┌─ DATA LISTING

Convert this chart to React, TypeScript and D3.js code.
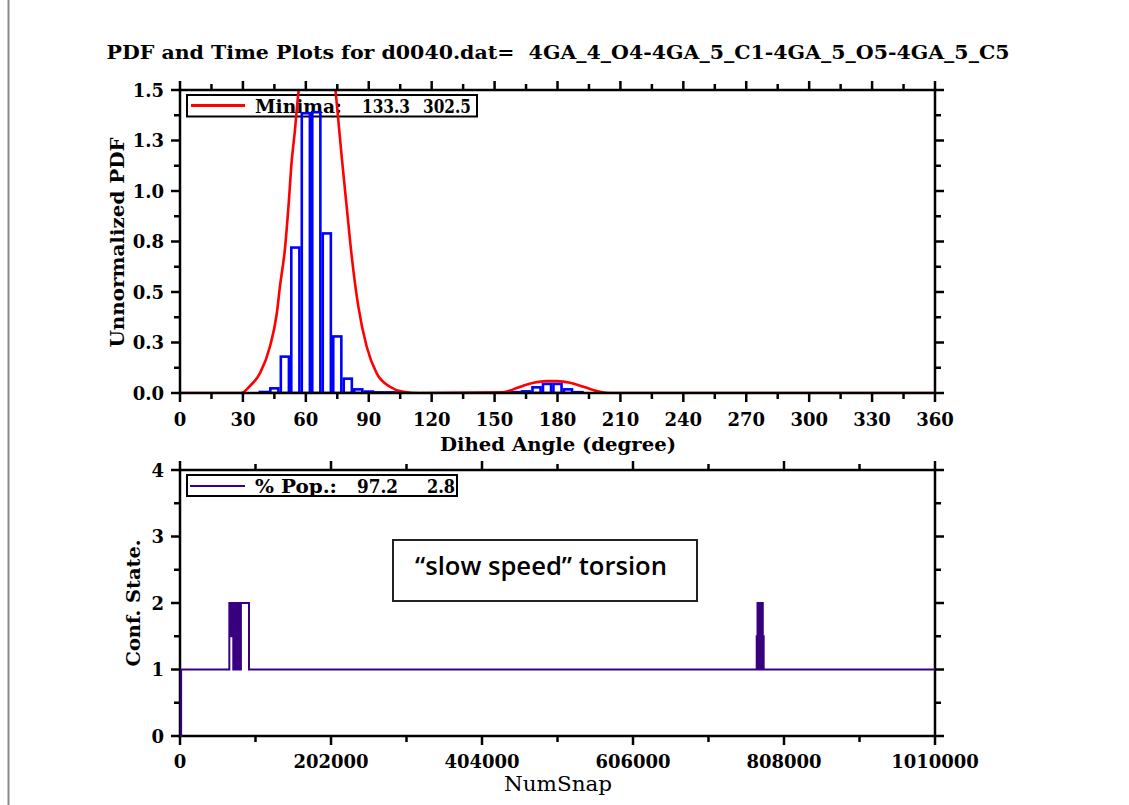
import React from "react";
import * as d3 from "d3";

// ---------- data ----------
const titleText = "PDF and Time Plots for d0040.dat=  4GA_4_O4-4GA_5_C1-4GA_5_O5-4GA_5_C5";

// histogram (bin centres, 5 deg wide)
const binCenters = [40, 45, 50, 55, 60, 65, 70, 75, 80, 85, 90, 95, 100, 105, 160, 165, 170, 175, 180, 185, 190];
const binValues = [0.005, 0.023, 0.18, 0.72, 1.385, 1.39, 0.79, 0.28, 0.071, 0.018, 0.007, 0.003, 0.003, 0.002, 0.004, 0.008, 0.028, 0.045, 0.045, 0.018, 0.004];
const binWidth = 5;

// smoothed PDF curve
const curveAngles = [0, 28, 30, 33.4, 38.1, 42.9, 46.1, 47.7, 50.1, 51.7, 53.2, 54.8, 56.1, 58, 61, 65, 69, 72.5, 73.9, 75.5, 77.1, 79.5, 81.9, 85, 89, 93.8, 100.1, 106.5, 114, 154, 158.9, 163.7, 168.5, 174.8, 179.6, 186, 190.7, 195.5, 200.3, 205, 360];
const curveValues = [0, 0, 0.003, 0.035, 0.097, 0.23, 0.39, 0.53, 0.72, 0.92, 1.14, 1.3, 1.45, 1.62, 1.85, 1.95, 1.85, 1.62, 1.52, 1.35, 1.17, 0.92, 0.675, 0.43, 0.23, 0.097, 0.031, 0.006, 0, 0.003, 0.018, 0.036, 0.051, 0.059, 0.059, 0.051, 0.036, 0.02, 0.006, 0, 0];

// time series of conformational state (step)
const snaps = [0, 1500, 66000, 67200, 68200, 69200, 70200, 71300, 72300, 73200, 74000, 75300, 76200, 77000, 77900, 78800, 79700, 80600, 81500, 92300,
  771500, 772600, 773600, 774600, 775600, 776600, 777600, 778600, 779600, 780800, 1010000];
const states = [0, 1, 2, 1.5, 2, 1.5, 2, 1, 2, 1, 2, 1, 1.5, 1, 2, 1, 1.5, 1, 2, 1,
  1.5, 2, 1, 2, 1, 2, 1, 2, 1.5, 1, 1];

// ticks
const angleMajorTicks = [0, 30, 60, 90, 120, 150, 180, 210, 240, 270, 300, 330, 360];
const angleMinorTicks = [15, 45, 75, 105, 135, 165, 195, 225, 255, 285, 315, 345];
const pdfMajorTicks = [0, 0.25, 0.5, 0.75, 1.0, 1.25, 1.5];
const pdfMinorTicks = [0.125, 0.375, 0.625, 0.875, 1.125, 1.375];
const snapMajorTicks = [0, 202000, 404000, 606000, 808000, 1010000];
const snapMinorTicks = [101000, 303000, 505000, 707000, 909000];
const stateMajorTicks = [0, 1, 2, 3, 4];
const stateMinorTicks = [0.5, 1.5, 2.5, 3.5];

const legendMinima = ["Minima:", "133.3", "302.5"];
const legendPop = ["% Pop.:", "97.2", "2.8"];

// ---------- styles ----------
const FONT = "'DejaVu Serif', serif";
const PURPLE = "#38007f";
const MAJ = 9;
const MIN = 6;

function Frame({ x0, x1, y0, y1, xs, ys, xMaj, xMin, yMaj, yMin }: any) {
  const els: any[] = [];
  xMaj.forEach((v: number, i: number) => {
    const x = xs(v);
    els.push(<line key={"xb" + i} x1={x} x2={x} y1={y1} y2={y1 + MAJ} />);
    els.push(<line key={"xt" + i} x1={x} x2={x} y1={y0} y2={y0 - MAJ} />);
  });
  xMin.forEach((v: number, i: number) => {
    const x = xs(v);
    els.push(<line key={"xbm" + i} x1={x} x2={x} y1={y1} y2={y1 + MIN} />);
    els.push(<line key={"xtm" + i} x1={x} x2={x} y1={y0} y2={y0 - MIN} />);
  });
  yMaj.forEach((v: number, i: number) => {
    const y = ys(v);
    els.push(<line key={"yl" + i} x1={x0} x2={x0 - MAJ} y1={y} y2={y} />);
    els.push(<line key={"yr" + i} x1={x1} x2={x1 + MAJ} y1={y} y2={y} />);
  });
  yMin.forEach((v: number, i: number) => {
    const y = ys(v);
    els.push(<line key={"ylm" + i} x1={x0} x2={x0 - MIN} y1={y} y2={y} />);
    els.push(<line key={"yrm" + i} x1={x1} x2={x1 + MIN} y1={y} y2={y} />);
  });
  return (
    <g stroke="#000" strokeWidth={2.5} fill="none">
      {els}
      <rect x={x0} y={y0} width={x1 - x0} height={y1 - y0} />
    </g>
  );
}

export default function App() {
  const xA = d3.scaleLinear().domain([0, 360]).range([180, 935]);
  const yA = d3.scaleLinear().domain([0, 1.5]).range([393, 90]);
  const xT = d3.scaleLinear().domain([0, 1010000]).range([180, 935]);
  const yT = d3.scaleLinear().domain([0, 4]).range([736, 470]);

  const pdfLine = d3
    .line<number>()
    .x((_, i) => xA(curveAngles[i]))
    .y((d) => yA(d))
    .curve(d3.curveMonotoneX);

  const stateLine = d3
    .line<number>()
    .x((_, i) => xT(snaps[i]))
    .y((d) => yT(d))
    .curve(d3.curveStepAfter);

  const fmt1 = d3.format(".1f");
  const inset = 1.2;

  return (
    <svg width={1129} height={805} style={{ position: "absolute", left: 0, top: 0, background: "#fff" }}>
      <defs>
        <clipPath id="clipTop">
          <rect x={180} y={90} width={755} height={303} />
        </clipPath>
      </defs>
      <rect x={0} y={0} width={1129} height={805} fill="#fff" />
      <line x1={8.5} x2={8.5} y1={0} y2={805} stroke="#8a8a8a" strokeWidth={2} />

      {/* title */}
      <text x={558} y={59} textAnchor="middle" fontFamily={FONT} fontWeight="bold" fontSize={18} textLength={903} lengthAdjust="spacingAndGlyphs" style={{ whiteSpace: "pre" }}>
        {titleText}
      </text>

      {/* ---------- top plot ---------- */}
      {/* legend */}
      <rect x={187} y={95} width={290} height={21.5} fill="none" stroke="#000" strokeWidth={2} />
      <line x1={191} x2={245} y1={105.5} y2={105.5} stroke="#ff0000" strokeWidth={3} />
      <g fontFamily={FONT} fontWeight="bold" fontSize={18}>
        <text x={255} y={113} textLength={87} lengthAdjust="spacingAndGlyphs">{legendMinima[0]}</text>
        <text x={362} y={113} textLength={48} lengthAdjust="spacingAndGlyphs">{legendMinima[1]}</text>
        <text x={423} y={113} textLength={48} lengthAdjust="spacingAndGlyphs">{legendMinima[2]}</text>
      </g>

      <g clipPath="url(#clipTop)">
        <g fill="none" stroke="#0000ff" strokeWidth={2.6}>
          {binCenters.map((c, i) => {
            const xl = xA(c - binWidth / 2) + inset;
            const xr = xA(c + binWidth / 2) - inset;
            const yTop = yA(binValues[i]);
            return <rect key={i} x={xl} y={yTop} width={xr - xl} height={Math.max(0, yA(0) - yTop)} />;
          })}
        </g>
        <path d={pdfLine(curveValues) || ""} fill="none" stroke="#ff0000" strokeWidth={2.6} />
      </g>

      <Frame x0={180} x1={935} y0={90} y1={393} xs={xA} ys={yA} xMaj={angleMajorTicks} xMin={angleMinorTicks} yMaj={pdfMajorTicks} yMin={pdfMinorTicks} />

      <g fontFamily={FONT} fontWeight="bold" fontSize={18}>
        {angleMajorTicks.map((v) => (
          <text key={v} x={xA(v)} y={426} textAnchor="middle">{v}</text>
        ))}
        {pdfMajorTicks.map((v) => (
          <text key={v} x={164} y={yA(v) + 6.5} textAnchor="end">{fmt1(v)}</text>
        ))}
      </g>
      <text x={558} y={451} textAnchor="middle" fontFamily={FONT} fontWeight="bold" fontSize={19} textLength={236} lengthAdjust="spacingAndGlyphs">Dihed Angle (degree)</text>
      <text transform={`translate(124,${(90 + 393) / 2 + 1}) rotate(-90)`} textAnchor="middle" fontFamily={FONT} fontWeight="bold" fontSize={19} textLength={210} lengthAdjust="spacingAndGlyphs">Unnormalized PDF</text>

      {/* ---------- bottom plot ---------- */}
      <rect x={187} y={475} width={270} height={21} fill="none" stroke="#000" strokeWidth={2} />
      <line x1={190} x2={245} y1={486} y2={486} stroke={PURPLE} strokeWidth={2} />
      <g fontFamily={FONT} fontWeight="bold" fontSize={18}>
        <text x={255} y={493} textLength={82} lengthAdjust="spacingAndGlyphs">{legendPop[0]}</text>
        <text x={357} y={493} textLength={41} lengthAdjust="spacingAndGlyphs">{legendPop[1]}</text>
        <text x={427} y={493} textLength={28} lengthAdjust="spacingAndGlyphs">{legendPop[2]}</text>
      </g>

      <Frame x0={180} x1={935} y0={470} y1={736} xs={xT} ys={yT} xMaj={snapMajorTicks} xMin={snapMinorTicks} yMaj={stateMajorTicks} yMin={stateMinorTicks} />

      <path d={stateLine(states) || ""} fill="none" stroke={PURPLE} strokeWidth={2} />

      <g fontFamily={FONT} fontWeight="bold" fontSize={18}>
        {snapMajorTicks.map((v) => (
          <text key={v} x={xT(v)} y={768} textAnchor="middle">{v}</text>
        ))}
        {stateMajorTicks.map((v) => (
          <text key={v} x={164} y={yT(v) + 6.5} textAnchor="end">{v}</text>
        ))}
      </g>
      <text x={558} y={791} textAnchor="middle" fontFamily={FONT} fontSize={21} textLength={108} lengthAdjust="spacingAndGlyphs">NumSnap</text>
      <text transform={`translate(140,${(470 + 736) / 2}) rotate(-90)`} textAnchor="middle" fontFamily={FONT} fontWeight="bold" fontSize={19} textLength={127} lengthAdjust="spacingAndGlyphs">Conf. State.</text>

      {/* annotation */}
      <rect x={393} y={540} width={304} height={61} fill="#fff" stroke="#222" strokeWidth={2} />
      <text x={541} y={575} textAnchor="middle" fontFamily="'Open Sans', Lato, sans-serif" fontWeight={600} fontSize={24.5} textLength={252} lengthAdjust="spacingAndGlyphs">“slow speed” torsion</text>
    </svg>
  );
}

└─
┌─ DATA LISTING

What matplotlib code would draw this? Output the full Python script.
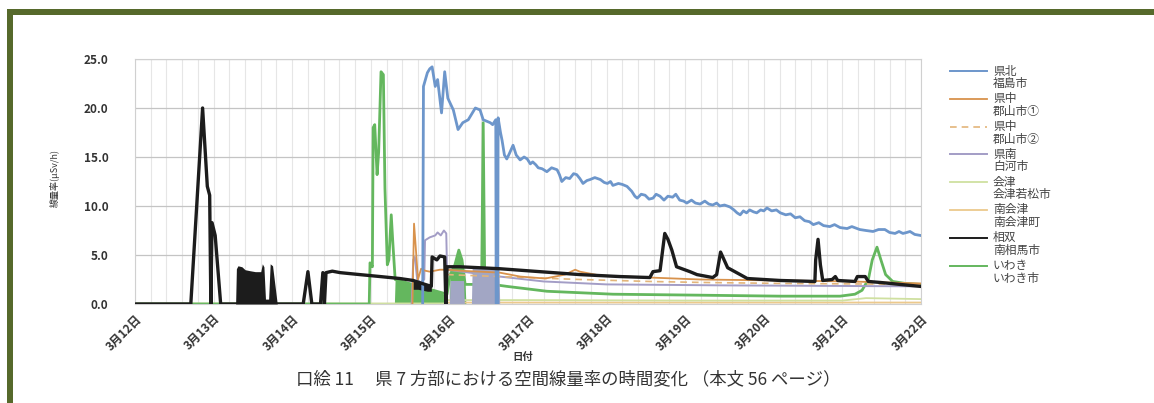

└─
┌─ DATA LISTING

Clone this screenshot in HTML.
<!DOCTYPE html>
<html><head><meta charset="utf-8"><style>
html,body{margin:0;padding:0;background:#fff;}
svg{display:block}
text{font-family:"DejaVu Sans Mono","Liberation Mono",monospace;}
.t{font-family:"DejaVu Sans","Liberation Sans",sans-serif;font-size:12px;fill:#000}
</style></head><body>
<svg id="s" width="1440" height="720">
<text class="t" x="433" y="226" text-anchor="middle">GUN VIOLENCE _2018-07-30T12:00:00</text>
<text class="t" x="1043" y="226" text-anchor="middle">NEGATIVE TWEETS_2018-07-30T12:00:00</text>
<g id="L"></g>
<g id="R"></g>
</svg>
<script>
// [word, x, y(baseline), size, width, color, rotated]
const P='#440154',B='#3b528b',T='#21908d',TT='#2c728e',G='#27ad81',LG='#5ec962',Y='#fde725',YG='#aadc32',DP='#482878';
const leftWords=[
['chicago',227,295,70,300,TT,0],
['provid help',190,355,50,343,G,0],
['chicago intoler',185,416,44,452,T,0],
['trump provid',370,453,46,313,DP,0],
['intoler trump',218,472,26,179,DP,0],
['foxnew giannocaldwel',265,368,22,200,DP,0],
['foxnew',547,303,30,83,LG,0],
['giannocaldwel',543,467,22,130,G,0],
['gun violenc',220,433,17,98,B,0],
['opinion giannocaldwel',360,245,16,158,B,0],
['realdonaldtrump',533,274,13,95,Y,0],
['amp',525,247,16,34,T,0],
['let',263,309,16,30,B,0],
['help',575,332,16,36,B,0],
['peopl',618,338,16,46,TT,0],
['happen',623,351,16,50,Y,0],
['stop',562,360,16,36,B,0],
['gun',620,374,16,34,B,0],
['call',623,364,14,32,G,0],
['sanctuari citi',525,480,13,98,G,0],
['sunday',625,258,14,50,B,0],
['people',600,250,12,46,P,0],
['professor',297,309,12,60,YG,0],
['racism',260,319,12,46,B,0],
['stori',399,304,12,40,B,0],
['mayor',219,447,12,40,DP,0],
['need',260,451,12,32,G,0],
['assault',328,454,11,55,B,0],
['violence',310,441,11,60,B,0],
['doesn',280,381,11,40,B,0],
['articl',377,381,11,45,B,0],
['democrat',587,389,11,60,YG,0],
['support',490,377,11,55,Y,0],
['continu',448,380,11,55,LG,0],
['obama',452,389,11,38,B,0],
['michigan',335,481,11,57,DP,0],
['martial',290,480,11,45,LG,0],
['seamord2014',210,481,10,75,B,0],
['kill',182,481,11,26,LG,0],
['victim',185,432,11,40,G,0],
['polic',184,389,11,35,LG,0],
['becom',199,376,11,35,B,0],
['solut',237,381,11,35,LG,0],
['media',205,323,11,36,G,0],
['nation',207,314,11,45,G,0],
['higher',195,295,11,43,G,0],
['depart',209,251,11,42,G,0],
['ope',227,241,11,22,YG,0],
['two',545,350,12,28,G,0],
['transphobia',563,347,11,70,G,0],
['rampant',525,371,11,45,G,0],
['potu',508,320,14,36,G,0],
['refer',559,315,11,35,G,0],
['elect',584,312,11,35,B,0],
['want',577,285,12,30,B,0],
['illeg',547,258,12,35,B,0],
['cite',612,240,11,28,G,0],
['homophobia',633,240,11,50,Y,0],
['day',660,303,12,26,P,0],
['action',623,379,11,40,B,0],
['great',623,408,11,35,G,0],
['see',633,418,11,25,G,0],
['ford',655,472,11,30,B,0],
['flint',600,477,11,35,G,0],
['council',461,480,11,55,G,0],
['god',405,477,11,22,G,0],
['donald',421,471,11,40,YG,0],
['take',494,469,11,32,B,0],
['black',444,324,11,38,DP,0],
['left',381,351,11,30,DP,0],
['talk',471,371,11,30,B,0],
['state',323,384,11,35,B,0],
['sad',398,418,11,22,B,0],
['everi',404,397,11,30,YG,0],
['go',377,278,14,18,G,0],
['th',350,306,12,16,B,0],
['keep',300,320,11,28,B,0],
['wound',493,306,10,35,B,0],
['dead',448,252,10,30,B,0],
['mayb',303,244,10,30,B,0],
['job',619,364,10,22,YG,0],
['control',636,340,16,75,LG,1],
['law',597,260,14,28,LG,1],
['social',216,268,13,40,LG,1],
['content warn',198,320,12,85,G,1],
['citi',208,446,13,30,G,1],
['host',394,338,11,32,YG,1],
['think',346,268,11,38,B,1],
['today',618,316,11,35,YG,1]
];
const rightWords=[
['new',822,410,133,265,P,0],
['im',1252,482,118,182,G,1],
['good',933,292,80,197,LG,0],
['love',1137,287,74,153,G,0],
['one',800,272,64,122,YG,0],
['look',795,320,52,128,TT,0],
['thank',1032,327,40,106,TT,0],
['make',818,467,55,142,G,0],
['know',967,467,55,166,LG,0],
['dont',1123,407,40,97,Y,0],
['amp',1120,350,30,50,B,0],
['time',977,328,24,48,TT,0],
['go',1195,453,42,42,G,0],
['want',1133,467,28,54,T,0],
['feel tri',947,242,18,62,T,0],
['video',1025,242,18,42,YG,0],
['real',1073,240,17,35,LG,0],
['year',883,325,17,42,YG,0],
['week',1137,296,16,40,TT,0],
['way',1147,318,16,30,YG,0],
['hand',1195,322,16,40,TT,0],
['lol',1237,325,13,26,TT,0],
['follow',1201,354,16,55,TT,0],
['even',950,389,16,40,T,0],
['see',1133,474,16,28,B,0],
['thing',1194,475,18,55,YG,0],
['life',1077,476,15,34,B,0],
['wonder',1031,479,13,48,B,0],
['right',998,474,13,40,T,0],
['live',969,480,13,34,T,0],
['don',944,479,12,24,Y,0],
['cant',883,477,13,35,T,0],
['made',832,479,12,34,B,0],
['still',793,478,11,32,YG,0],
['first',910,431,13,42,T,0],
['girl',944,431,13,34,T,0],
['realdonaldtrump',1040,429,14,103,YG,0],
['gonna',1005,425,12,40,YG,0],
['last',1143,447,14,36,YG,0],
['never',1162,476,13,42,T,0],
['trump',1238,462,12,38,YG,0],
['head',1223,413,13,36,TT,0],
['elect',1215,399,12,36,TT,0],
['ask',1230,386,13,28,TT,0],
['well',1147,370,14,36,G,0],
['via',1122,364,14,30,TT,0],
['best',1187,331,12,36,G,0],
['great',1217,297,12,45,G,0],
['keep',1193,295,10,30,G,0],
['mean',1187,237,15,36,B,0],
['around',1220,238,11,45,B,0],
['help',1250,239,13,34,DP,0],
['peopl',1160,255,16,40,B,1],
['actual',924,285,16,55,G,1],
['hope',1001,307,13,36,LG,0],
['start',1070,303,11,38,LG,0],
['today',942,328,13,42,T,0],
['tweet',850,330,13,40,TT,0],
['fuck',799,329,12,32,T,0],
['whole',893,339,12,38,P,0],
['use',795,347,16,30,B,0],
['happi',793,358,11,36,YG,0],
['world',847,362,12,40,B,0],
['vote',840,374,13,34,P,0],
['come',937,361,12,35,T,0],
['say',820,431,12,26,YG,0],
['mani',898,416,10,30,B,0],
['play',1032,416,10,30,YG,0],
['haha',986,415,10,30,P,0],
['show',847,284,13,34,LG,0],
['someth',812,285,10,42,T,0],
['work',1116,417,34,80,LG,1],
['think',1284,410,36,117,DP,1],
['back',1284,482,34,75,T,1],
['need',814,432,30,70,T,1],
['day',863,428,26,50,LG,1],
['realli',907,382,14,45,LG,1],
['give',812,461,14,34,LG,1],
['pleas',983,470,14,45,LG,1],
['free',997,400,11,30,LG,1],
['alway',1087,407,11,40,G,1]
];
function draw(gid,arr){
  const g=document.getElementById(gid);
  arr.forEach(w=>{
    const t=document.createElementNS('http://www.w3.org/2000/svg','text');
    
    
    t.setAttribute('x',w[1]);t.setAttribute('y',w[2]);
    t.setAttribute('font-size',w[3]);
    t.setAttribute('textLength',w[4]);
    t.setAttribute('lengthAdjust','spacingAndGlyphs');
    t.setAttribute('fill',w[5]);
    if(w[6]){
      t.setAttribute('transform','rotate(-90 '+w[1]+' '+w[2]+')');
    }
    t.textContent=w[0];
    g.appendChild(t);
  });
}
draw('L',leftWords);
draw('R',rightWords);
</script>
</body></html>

└─

=== WHAT YOU NEED TO DO ===
Scan the material line by line and report each one that contains "this".

=== FINAL ANSWER ===
Convert this chart to React, TypeScript and D3.js code.
What matplotlib code would draw this? Output the full Python script.
Clone this screenshot in HTML.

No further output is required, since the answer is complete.